LONDON Major central banks could become too powerful if they are given far-reaching new powers but remain fully independent from politics, Olivier Blanchard, the chief economist of the International Monetary Fund (IMF), said on Monday.
The roles of major central banks, including the U.S. Federal Reserve, European Central Bank and Bank of England, have been extended in the wake of the banking-turned-debt crisis, to include banking supervision and stand-back financial oversight.
Speaking in a panel discussion at the London School of Economics, Blanchard said there were good reasons to put monetary policy and bank supervision powers under the same roof as banks learned the lessons of the financial crisis.
But he suggested there could be problems with putting too much influence into the hands of unelected technocrats.

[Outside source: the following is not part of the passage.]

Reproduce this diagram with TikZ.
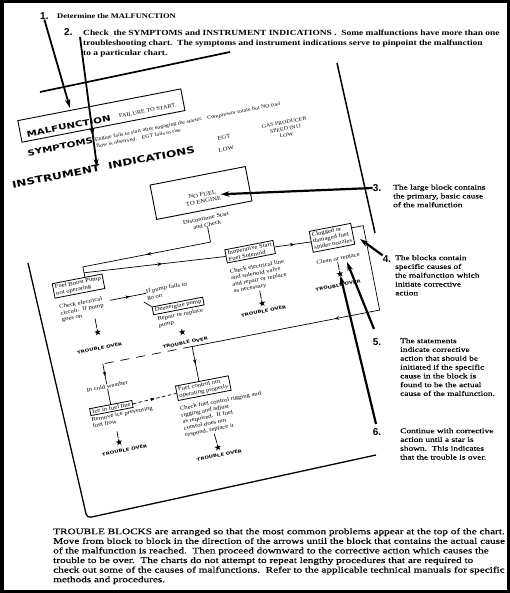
\documentclass[tikz,border=0pt]{standalone}
\usepackage{fontspec}
\setmainfont{Liberation Serif}
\newfontfamily\twA[FakeStretch=1.2]{Liberation Serif}
\newfontfamily\twB[FakeStretch=1.32,FakeBold=0.35]{Liberation Serif}
\newfontfamily\hv[FakeStretch=1.3]{DejaVu Sans}
\newfontfamily\numfont{Liberation Sans}
\usetikzlibrary{arrows.meta,decorations.markings,shapes.geometric,calc}
\begin{document}
\begin{tikzpicture}[x=1pt,y=-1pt,
  chart/.style={font=\fontsize{5.6}{6.6}\selectfont\twA, inner sep=0pt, align=left},
  box/.style={draw, line width=0.8pt, font=\fontsize{5.6}{6.6}\selectfont\twA, align=left, inner xsep=2pt, inner ysep=1.5pt},
  heavy/.style={font=\fontsize{8}{9}\selectfont\hv\bfseries, inner sep=0pt},
  tover/.style={font=\fontsize{4.1}{5}\selectfont\hv\bfseries, inner sep=0pt},
  starmk/.style={star, star points=5, star point ratio=2.5, fill=black, inner sep=0pt, minimum size=7pt},
  conn/.style={line width=0.7pt},
  marr/.style={postaction={decorate, decoration={markings, mark=at position #1 with {\arrow{Stealth[length=4.5pt,width=3.6pt]}}}}},
  bigmarr/.style={postaction={decorate, decoration={markings, mark=at position #1 with {\arrow{Stealth[length=8pt,width=5pt]}}}}},
  callout/.style={line width=2.2pt, -{Stealth[length=9pt,width=5.5pt]}},
  num/.style={font=\fontsize{10}{12}\selectfont\numfont\bfseries, inner sep=0pt},
  note/.style={font=\fontsize{7.1}{8.8}\selectfont\twB, inner sep=0pt, align=left, anchor=north west},
  toptext/.style={font=\fontsize{7.85}{10}\selectfont\twA\bfseries, inner sep=0pt, align=left},
  pageedge/.style={line width=1.3pt},
]
\useasboundingbox (0,0) rectangle (510,593);
\fill[white] (0,0) rectangle (510,593);

% ---------- tilted page outline ----------
\draw[pageedge, line width=1.7pt] (40,92) -- (230,52);
\draw[pageedge, line width=1.5pt] (337,63) -- (375,233);
\draw[pageedge, rounded corners=4pt] (28,263) -- (87,518) -- (376,455);

% ---------- tilted chart ----------
\begin{scope}[shift={(201,193)}, rotate=11, transform shape]
  \node[draw, line width=0.9pt, minimum width=166pt, minimum height=22pt, inner sep=0pt] (malbox) at (-83,-95) {};
  \node[heavy, anchor=west] (malf) at (-160,-91) {MALFUNCTION};
  \node[font=\fontsize{5.3}{6}\selectfont\twA, inner sep=0pt, anchor=west] (fts) at (-66,-91) {FAILURE TO START.};
  \node[heavy, anchor=west] (symp) at (-163,-72) {SYMPTOMS};
  \node[chart, font=\fontsize{5}{6.5}\selectfont\twA, anchor=west] (symt1) at (-94,-72.2)
    {Engine fails to start after engaging the starter.\quad Compressor rotate but NO fuel};
  \node[chart, font=\fontsize{5}{6.5}\selectfont\twA, anchor=west] (symt2) at (-94,-65.8)
    {flow is observed.\quad EGT fails to rise};
  \node[heavy, font=\fontsize{9.3}{10}\selectfont\hv\bfseries, anchor=west] (instr) at (-184,-44) {INSTRUMENT\ \ INDICATIONS};
  \node[chart] (egt) at (33,-50) {EGT};
  \node[chart] (egtl) at (33,-38) {LOW};
  \node[chart, align=center, font=\fontsize{5}{6.3}\selectfont\twA] (gp) at (95,-47) {GAS PRODUCER\\SPEED (N1)\\LOW};

  \node[draw, line width=0.9pt, minimum width=97pt, minimum height=35pt] (nofuel) at (0,0) {};
  \node[chart, align=center] (nftxt) at (1,5) {NO FUEL\\TO ENGINE};
  \node[chart, align=center] (disc) at (0,29) {Discontinue Start\\and Check};

  \node[box] (fbp) at (-138,68) {Fuel Boost Pump\\not operating};
  \node[box] (inop) at (37,67) {Inoperative Start\\Fuel Solenoid};
  \node[box] (clog) at (120,69) {Clogged or\\damaged fuel\\spider nozzles};
  \node[box] (deen) at (-44,106.5) {Deenergize pump};
  \node[box] (fuel) at (-35,192) {Fuel control not\\operating properly};
  \node[box] (ice) at (-129,194) {Ice in fuel line};

  \coordinate (c1) at (0,50);
  \coordinate (c2) at (-130,50);
  \coordinate (c3) at (-130,56);
  \draw[conn] (disc.south) -- (c1);
  \draw[conn, marr=0.5] (c1) -- (c2);
  \draw[conn] (c2) -- (c2 |- fbp.north);
  \draw[conn, marr=0.55] (c3) -- (inop.west);
  \draw[conn, marr=0.55] (inop.east) -- (clog.west);

  \coordinate (r1) at (153,63);
  \coordinate (r2) at (153,149);
  \coordinate (jn) at (-38,149);
  \coordinate (d1) at (-129,149);
  \draw[conn] (clog.east |- r1) -- (r1) -- (r2);
  \draw[conn, marr=0.24] (r2) -- (jn);
  \draw[conn, marr=0.5] (jn) -- (jn |- fuel.north);
  \draw[conn, dash pattern=on 9pt off 7pt] (jn) -- (d1);
  \node[chart] (cold) at (-129,172) {In cold weather};
  \draw[conn, marr=0.6] (d1) -- (cold.north);
  \draw[conn] (cold.south) -- (cold.south |- ice.north);
  \draw[conn, dash pattern=on 3.5pt off 2.5pt, marr=0.5] (ice.east) -- (fuel.west);

  \node[chart, anchor=north west] (chk) at (-161,82.5) {Check electrical\\circuit.\ \ If pump\\goes on};
  \coordinate (a1) at (-110,88);
  \node[chart, anchor=west] (ifp) at (-73,90) {If pump fails to\\go on};
  \draw[conn, marr=0.55] (a1) -- (a1 -| ifp.west);
  \coordinate (g1) at (-77,96);
  \draw[conn] (g1) -- (deen.north west);
  \node[chart, anchor=north west] (rep) at (-67,113) {Repair or replace\\pump};
  \node[starmk] (st2) at (-45,133) {};
  \node[tover] (to2) at (-44,144) {TROUBLE OVER};
  \coordinate (l1) at (-128,103);
  \node[starmk] (st1) at (-128,117) {};
  \draw[conn] (l1) -- (st1.north);
  \node[tover] (to1) at (-129,133) {TROUBLE OVER};

  \node[chart, anchor=north west] (ckl) at (13,80.5) {Check electrical line\\and solenoid valve\\and repair or replace\\as necessary};
  \coordinate (l3) at (39,107);
  \node[starmk] (st3) at (39,120) {};
  \draw[conn] (l3) -- (st3.north);
  \node[tover] (to3) at (39,128) {TROUBLE OVER};

  \node[chart] (clean) at (122,91) {Clean or replace};
  \node[starmk] (st4) at (121,106) {};
  \draw[conn] (clean.south -| st4) -- (st4.north);
  \node[tover] (to4) at (117,117) {TROUBLE OVER};

  \node[chart, anchor=north west] (rem) at (-151,199.5) {Remove ice preventing\\fuel flow};
  \coordinate (l5) at (-128,218);
  \node[starmk] (st5) at (-128,229) {};
  \draw[conn] (l5) -- (st5.north);
  \node[tover] (to5) at (-124,238) {TROUBLE OVER};

  \node[chart, anchor=north west] (cfc) at (-62,205.5) {Check fuel control rigging and\\rigging and adjust\\as required.\ \ If fuel\\control does not\\respond, replace it};
  \coordinate (l6) at (-33,239);
  \node[starmk] (st6) at (-32,253) {};
  \draw[conn] (l6) -- (st6.north);
  \node[tover] (to6) at (-32,261) {TROUBLE OVER};
\end{scope}

\node[num, anchor=west] (n1) at (40,16) {1.};
\node[toptext, anchor=west] (t1txt) at (57,16) {\scalebox{0.9}{Determine the MALFUNCTION}};
\node[num, anchor=west] (n2) at (64,32.5) {2.};
\node[toptext, anchor=north west] (t2txt) at (83,29.5) {Check\ \ the SYMPTOMS and INSTRUMENT INDICATIONS .\ \ Some malfunctions have more than one\\troubleshooting chart.\ \ The symptoms and instrument indications serve to pinpoint the malfunction\\to a particular chart.};

\node[num] (n3) at (377,188) {3.};
\node[note] (t3) at (393,184.5) {The large block contains\\the primary, basic cause\\of the malfunction};
\node[num] (n4) at (387,259) {4.};
\node[note] (t4) at (395,255) {The blocks contain\\specific causes of\\the malfunction which\\initiate corrective\\action};
\node[num] (n5) at (377,342) {5.};
\node[note] (t5) at (400,338) {The statements\\indicate corrective\\action that should be\\initiated if the specific\\cause in the block is\\found to be the actual\\cause of the malfunction.};
\node[num] (n6) at (377,432) {6.};
\node[note] (t6) at (400,428) {Continue with corrective\\action until a star is\\shown.\ \ This indicates\\that the trouble is over.};

\coordinate (e1) at (70,108);
\draw[callout, line width=1.8pt] (n1.south) -- (e1);
\coordinate (s2) at (80,37);
\coordinate (e2) at (97,167);
\draw[line width=1.8pt, -{Stealth[length=8pt,width=5pt]}, bigmarr=0.76] (s2) -- (e2);
\draw[callout] (n3.west) -- (nftxt.east);
\coordinate (e4) at (360,239);
\draw[callout] (n4.north west) -- (e4);
\coordinate (s5) at (374,329);
\coordinate (e5) at (347,262);
\draw[callout] (s5) -- (e5);
\coordinate (s6) at (376,424);
\draw[callout] (s6) -- (st4);

\node[font=\fontsize{8.5}{9.6}\selectfont\twB, inner sep=0pt, anchor=north west, align=left] (bot) at (53,528)
 {TROUBLE BLOCKS are arranged so that the most common problems appear at the top of the chart.\\
  Move from block to block in the direction of the arrows until the block that contains the actual cause\\
  of the malfunction is reached.\ \ Then proceed downward to the corrective action which causes the\\
  trouble to be over.\ \ The charts do not attempt to repeat lengthy procedures that are required to\\
  check out some of the causes of malfunctions.\ \ Refer to the applicable technical manuals for specific\\
  methods and procedures.};

\draw[line width=3.5pt] (1.75,1.75) rectangle (508.25,591.25);
\end{tikzpicture}
\end{document}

"If you think now of central banks as having this much larger set of responsibilities and this much larger set of tools, then the issue of central bank independence becomes much more difficult," Blanchard said.
"Do you actually want to give an independent central bank the right to choose loan-to-value ratios without any supervision from the political process. Isn't this going to lead to a democratic deficit in a way where a central bank becomes too powerful?"
Speaking at the same event, U.S. Federal Reserve Chairman Ben Bernanke said it was important that central banks considered risks in the financial system when conducting policy, noting the huge impact that credit in housing markets had on the economy.
"I don't think you can completely separate central banking and financial regulation," he said during the panel discussion.
But Axel Weber, a former head of Germany's central bank, said he was concerned that central banks might be distracted from their core mission by their broader roles.
"There is a potential problem of stretching the remit of central banks into areas where basically the overall monetary policy ... focus of central banks could get lost," said Weber, who is now chairman of Swiss bank UBS.